È senz’altro vero che alcuni corposi investimenti in cartellini e ingaggi hanno appesantito i conti del club e che altre società hanno ottenuto risultati migliori con meno spese, ma De Sanctis ha agito in un contesto societario non ottimale, con intromissioni della proprietà e di altri consiglieri che rendono complicato delineare i meriti e le colpe del dirigente abruzzese. Un esempio per tutti: l’acquisto a titolo definitivo di Bonazzoli.

La stagione 2022/23 è stata la più gloriosa in centoquattro anni di storia, con la salvezza raggiunta con largo anticipo e un consistente margine di vantaggio sulle retrocesse. La squadra che ha conseguito questo risultato è stata costruita dal neodimissionario d.s., che ha acquistato quello che probabilmente è il calciatore più forte dell’intera storia della Salernitana, Boulaye Dia, peraltro con la formula molto conveniente del prestito con diritto di riscatto a soli 12 milioni, e sostituito Davide Nicola con Paulo Sousa, tecnico di comprovata competenza che ha conseguito risultati lusinghieri in termini di risultati e di prestazioni.

Oltre a Dia, che è la punta di diamante del lavoro di De Sanctis, il dirigente ha ingaggiato un portiere di altissimo livello come Ochoa e un difensore centrale di sicuro avvenire come Pirola; ha ignorato la carta d’identità di Antonio Candreva credendo nella capacità dell’ala romana di poter elevare sensibilmente la cifra tecnica della squadra; ha rinforzato la rosa con i convenienti prestiti di Vilhena e Piatek, pur avendo sottovalutato la necessità di sostituirli adeguatamente l’anno successivo.

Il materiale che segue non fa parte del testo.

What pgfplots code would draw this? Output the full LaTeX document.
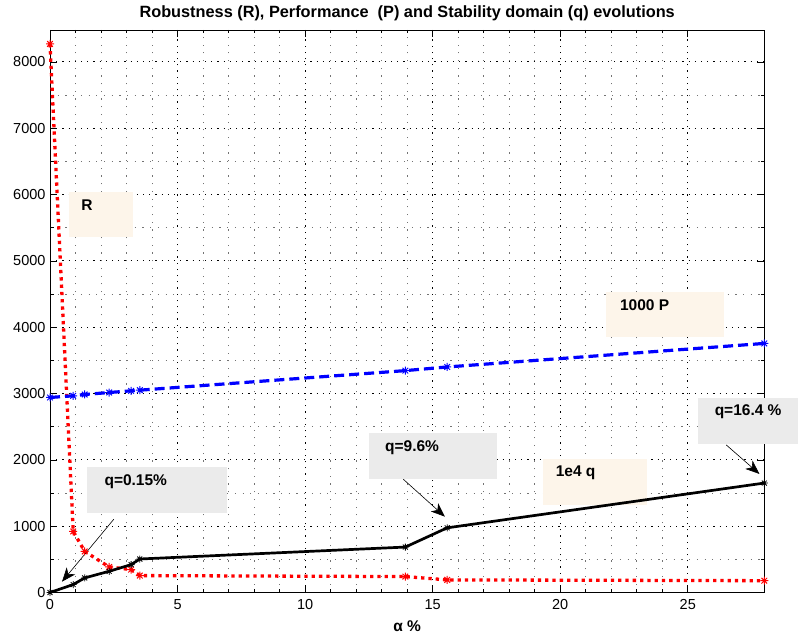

Il rendimento altalenante di altri acquisti (su tutti quelli di Bradaric, Daniliuc e Maggiore) non può essere imputato principalmente al direttore sportivo, trattandosi di atleti dal buon curriculum che hanno reso al di sotto delle aspettative e che, comunque, potranno essere rivenduti. Nella stessa sessione di mercato il dirigente di Guardiagrele ha svolto un mirabile lavoro di sfoltimento della rosa con ben 32 uscite tra prestiti, cessioni e risoluzioni.

Il mercato estivo del 2023 è stato senza dubbio deludente. È possibile che De Sanctis non sia particolarmente abile nello scovare talenti sconosciuti in un contesto di ristrettezza del budget. Ma in tal caso il problema principale è, appunto, la scarsità delle risorse messe a disposizione dalla proprietà dopo i riscatti di Dia e Pirola.

La situazione di classifica della Salernitana non aiuta a maturare opinioni equilibrate. Nessuno nega le responsabilità di Morgan De Sanctis, ma l’operato dell’ex direttore sportivo andrebbe valutato con un’onestà intellettuale che consentirebbe di rifuggire dal manicheismo nei giudizi.